We’re indebted to our wise Messy friend Alison Thurlow for her thoughts about creating community in Messy Church. Alison writes:
Having been asked for my thoughts on building a strong Messy Church community, I am struggling a bit to define what it is that makes our Messy Church in Yate a strong community. I know it has a lot to do with having a strong Messy Church team, and I think I can also identify three principles that help to answer this question:

longevity
time
people above programmes

Looking now at each of these three areas in a little more detail, let’s start with longevity.
Longevity
It seems to me that people often want quick results, but building a community takes time. We have almost completed our fifth year of running Messy Church at St Nix in Yate and it is in this past year that I feel we have really started to become a strong community. It takes a long time for people to trust you, especially people who have been broken and hurt by past experiences. I think you have to stick with people through thick and thin – when they do things that please you, but also when they do things that disappoint you – and be prepared to be in it for the long haul.
Time
Moving on to time, I am very fortunate to have Iain as my vicar – a humble and gracious man who has allowed me to focus most of my time and energy on Messy Church. As part of a relatively small church, there are umpteen jobs that need doing, and I could help with several of these, but instead I have been permitted to channel most of my time into the running of Messy Church. Having designated time to think, read, pray, dream, talk to people, organise and instigate is a privilege and this investment of time does, I’m sure, contribute to the building of our strong Messy Church community. I should perhaps also add that 18 months ago I gave up my paid employment in order to be able to devote the maximum amount of time to Messy Church.
People above programmes
If I could just choose one of the three points, it would definitely be people above programmes. Important as a well-run, varied, all age, Christ-centred, hospitable Messy Church session is, it is even more important, I feel, that each individual who comes through the doors of St Nix feels valued as an individual. So many people have such low self-esteem and come to us so battered by life’s rich experiences, that what they mostly seem to need, at least initially, is for someone to take an interest in them, to listen to them, to make them feel valuable. We try to make sure that St Nix is a safe and secure place for people to come and within each of our Messy Church sessions we try to make space for listening and chatting. As we as team members have tried to model this approach, it has been so encouraging to see some of our more long-standing guests imitating this when new people arrive: this I do regard as a sign of community. The one event that has moved our sense of community up a notch is, I think, our annual weekend away – we are now planning our third!
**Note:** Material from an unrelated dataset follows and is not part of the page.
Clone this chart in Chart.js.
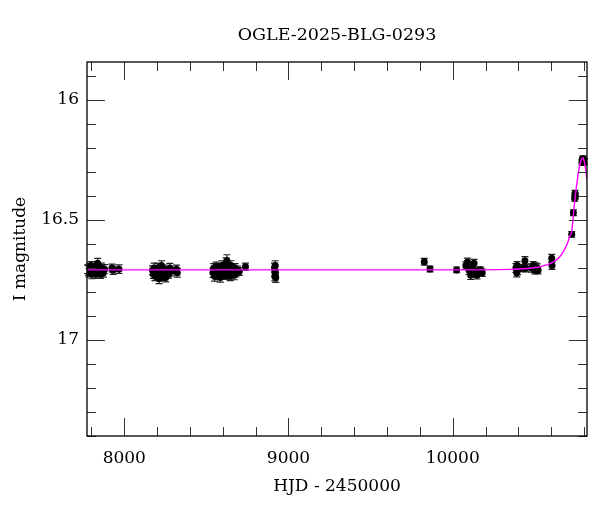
<!DOCTYPE html>
<html>
<head>
<meta charset="utf-8">
<script src="https://cdn.jsdelivr.net/npm/chart.js@4.4.1/dist/chart.umd.min.js"></script>
<style>
  html, body { margin: 0; padding: 0; background: #fff; }
  #wrap { width: 600px; height: 512px; }
</style>
</head>
<body>
<div id="wrap"><canvas id="lightCurve"></canvas></div>
<script>
// Curva de luz OGLE-2025-BLG-0293

// HJD - 2450000 das medidas
const hjd = [
    // temporada 2017
    7777, 7781, 7786, 7790, 7794, 7798, 7802, 7806, 7810, 7814, 7818, 7822, 7826, 7830,
    7834, 7838, 7842, 7846, 7850, 7855, 7860, 7866, 7872, 7880, 7925, 7932, 7968,
    // temporada 2018
    8172, 8177, 8182, 8187, 8192, 8197, 8202, 8207, 8212, 8217, 8222, 8227, 8232, 8237,
    8242, 8247, 8252, 8258, 8264, 8270, 8278, 8286, 8318, 8323,
    // temporada 2019
    8540, 8545, 8550, 8555, 8560, 8565, 8570, 8575, 8580, 8585, 8590, 8595, 8600, 8605,
    8610, 8615, 8620, 8625, 8630, 8635, 8640, 8645, 8650, 8655, 8660, 8665, 8670, 8675,
    8680, 8690, 8700, 8738,
    // temporada 2020
    8915, 8917, 8918, 8919, 8920, 8922,
    // 2022 - 2025
    9827, 9862, 10024, 10080, 10090, 10100, 10110, 10120, 10130, 10140, 10148, 10160, 10171, 10180,
    10385, 10390, 10392, 10395, 10430, 10440, 10445, 10480, 10490, 10500, 10505, 10515, 10520,
    10603, 10605, 10725, 10735, 10743, 10745, 10747, 10787, 10790, 10793, 10796, 10799, 10802
];

// magnitude I
const imag = [
    16.705, 16.71, 16.72, 16.70, 16.715, 16.69, 16.725, 16.70, 16.71, 16.72, 16.70, 16.715, 16.725, 16.69,
    16.71, 16.68, 16.70, 16.72, 16.71, 16.725, 16.70, 16.715, 16.72, 16.705, 16.70, 16.71, 16.705,
    16.71, 16.725, 16.70, 16.735, 16.715, 16.72, 16.70, 16.73, 16.745, 16.71, 16.725, 16.69, 16.72, 16.735,
    16.705, 16.73, 16.74, 16.715, 16.72, 16.725, 16.70, 16.715, 16.705, 16.72,
    16.72, 16.70, 16.735, 16.71, 16.695, 16.73, 16.715, 16.70, 16.72, 16.74, 16.705, 16.69, 16.725, 16.70,
    16.715, 16.73, 16.68, 16.67, 16.71, 16.725, 16.70, 16.735, 16.69, 16.72, 16.705, 16.715, 16.73, 16.70,
    16.72, 16.71, 16.715, 16.695,
    16.70, 16.735, 16.715, 16.69, 16.725, 16.74,
    16.674, 16.704, 16.708, 16.69, 16.675, 16.71, 16.73, 16.70, 16.68, 16.72, 16.73, 16.71, 16.71, 16.72,
    16.70, 16.72, 16.69, 16.71, 16.70, 16.67, 16.70, 16.70, 16.69, 16.71, 16.695, 16.70, 16.71,
    16.66, 16.69, 16.56, 16.47, 16.41, 16.39, 16.40, 16.26, 16.25, 16.245, 16.25, 16.26, 16.255
];

// erro da magnitude
const ierr = [
    0.018, 0.020, 0.017, 0.019, 0.018, 0.016, 0.020, 0.018, 0.019, 0.017, 0.018, 0.020, 0.018, 0.017,
    0.019, 0.020, 0.018, 0.017, 0.019, 0.018, 0.020, 0.017, 0.018, 0.019, 0.016, 0.017, 0.018,
    0.019, 0.018, 0.020, 0.018, 0.017, 0.021, 0.019, 0.018, 0.020, 0.017, 0.018, 0.020, 0.019, 0.018,
    0.017, 0.019, 0.018, 0.020, 0.018, 0.017, 0.019, 0.018, 0.017, 0.018,
    0.019, 0.018, 0.020, 0.017, 0.019, 0.018, 0.020, 0.018, 0.017, 0.019, 0.018, 0.020, 0.018, 0.019,
    0.017, 0.018, 0.022, 0.025, 0.018, 0.019, 0.017, 0.018, 0.020, 0.019, 0.018, 0.017, 0.019, 0.018,
    0.017, 0.018, 0.016, 0.015,
    0.020, 0.019, 0.021, 0.020, 0.019, 0.020,
    0.014, 0.012, 0.012, 0.015, 0.016, 0.017, 0.018, 0.015, 0.016, 0.017, 0.016, 0.015, 0.014, 0.015,
    0.018, 0.017, 0.016, 0.018, 0.015, 0.017, 0.016, 0.017, 0.016, 0.015, 0.016, 0.017, 0.015,
    0.017, 0.016, 0.012, 0.012, 0.012, 0.013, 0.012, 0.011, 0.011, 0.012, 0.011, 0.012, 0.011
];

// modelo de microlente (curva magenta)
const modelHjd = [7773, 10200, 10350, 10450, 10530, 10600, 10650, 10680, 10700, 10715, 10725,
    10735, 10745, 10755, 10765, 10775, 10783, 10789, 10793, 10797, 10803, 10810, 10818];
const modelMag = [16.708, 16.708, 16.706, 16.702, 16.695, 16.68, 16.655, 16.625, 16.595, 16.565, 16.55,
    16.48, 16.41, 16.355, 16.305, 16.268, 16.25, 16.243, 16.242, 16.246, 16.262, 16.29, 16.33];

// marcas dos eixos
const xMajorTicks = [8000, 9000, 10000];
const yMajorTicks = [16, 16.5, 17];
const xMinorTicks = [7800, 8200, 8400, 8600, 8800, 9200, 9400, 9600, 9800, 10200, 10400, 10600, 10800];
const yMinorTicks = [15.9, 16.1, 16.2, 16.3, 16.4, 16.6, 16.7, 16.8, 16.9, 17.1, 17.2, 17.3, 17.4];

const xRange = [7773, 10818];
const yRange = [15.842, 17.4];

const serif = 'DejaVu Serif';

// Plugin: barras de erro
const errorBars = {
    id: 'errorBars',
    beforeDatasetsDraw(chart) {
        const { ctx, scales: { x, y } } = chart;
        ctx.save();
        ctx.strokeStyle = '#222';
        ctx.lineWidth = 1.2;
        hjd.forEach((t, i) => {
            const px = x.getPixelForValue(t);
            const y1 = y.getPixelForValue(imag[i] - ierr[i]);
            const y2 = y.getPixelForValue(imag[i] + ierr[i]);
            ctx.beginPath();
            ctx.moveTo(px, y1); ctx.lineTo(px, y2);
            ctx.moveTo(px - 3.5, y1); ctx.lineTo(px + 3.5, y1);
            ctx.moveTo(px - 3.5, y2); ctx.lineTo(px + 3.5, y2);
            ctx.stroke();
        });
        ctx.restore();
    }
};

// Plugin: moldura e marcas internas
const frameTicks = {
    id: 'frameTicks',
    afterDraw(chart) {
        const { ctx, chartArea: a, scales: { x, y } } = chart;
        ctx.save();
        ctx.strokeStyle = '#333';
        ctx.lineWidth = 1;
        const xTick = (v, len) => {
            const p = Math.round(x.getPixelForValue(v)) + 0.5;
            ctx.beginPath();
            ctx.moveTo(p, a.bottom); ctx.lineTo(p, a.bottom - len);
            ctx.moveTo(p, a.top); ctx.lineTo(p, a.top + len);
            ctx.stroke();
        };
        const yTick = (v, len) => {
            const p = Math.round(y.getPixelForValue(v)) + 0.5;
            ctx.beginPath();
            ctx.moveTo(a.left, p); ctx.lineTo(a.left + len, p);
            ctx.moveTo(a.right, p); ctx.lineTo(a.right - len, p);
            ctx.stroke();
        };
        xMajorTicks.forEach(v => xTick(v, 18));
        xMinorTicks.forEach(v => xTick(v, 9));
        yMajorTicks.forEach(v => yTick(v, 18));
        yMinorTicks.forEach(v => yTick(v, 9));
        ctx.strokeStyle = '#000';
        ctx.lineWidth = 1.3;
        ctx.strokeRect(a.left, a.top, a.right - a.left, a.bottom - a.top);
        ctx.restore();
    }
};

const ctx = document.getElementById('lightCurve').getContext('2d');
const lightCurve = new Chart(ctx, {
    type: 'scatter',
    data: {
        datasets: [
            {
                label: 'modelo',
                type: 'line',
                data: modelHjd.map((t, i) => ({ x: t, y: modelMag[i] })),
                borderColor: '#ff00ff',
                borderWidth: 1.4,
                pointRadius: 0,
                fill: false,
                cubicInterpolationMode: 'monotone',
                order: 0
            },
            {
                label: 'OGLE',
                data: hjd.map((t, i) => ({ x: t, y: imag[i] })),
                backgroundColor: '#000',
                borderColor: '#000',
                pointRadius: 3.5,
                borderWidth: 0,
                order: 1
            }
        ]
    },
    options: {
        responsive: true,
        maintainAspectRatio: false,
        animation: false,
        layout: { padding: { left: 0, right: 13, top: 0, bottom: 0 } },
        plugins: {
            legend: { display: false },
            tooltip: { enabled: false },
            title: {
                display: true,
                fullSize: false,
                text: 'OGLE-2025-BLG-0293',
                color: '#000',
                font: { family: serif, size: 17.5, weight: 'normal', lineHeight: 1.2 },
                padding: { top: 25, bottom: 16 }
            }
        },
        scales: {
            x: {
                type: 'linear',
                min: xRange[0],
                max: xRange[1],
                grid: { display: false, drawTicks: false },
                border: { display: false },
                afterBuildTicks: s => { s.ticks = xMajorTicks.map(v => ({ value: v })); },
                afterFit: s => { s.height = 76; },
                ticks: {
                    color: '#000',
                    padding: 12,
                    maxRotation: 0,
                    font: { family: serif, size: 17 },
                    callback: v => String(v)
                },
                title: {
                    display: true,
                    text: 'HJD - 2450000',
                    color: '#000',
                    font: { family: serif, size: 17 },
                    padding: { top: 15, bottom: 15 }
                }
            },
            y: {
                type: 'linear',
                reverse: true,
                min: yRange[0],
                max: yRange[1],
                grid: { display: false, drawTicks: false },
                border: { display: false },
                afterBuildTicks: s => { s.ticks = yMajorTicks.map(v => ({ value: v })); },
                afterFit: s => { s.width = 87; },
                ticks: {
                    color: '#000',
                    padding: 8,
                    font: { family: serif, size: 17 },
                    callback: v => String(v)
                },
                title: {
                    display: true,
                    text: 'I magnitude',
                    color: '#000',
                    font: { family: serif, size: 17 },
                    padding: { top: 10, bottom: 10 }
                }
            }
        }
    },
    plugins: [errorBars, frameTicks]
});
</script>
</body>
</html>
This is an exhausting but exhilarating time that enables us to spend 48 hours with people who we normally only see for 2 hours once a month, but it is also a time when new friendships are formed, old ones are deepened and people really learn to look out and care for each other.
Finally, none of the above would be much good if we didn’t actively seek to keep Christ at the centre of all we are doing here in Yate. Whether through prayer, short and active bible studies at our all-age team meetings or by individuals encouraging each other we seek to regularly remind each other to keep Jesus central to all we do.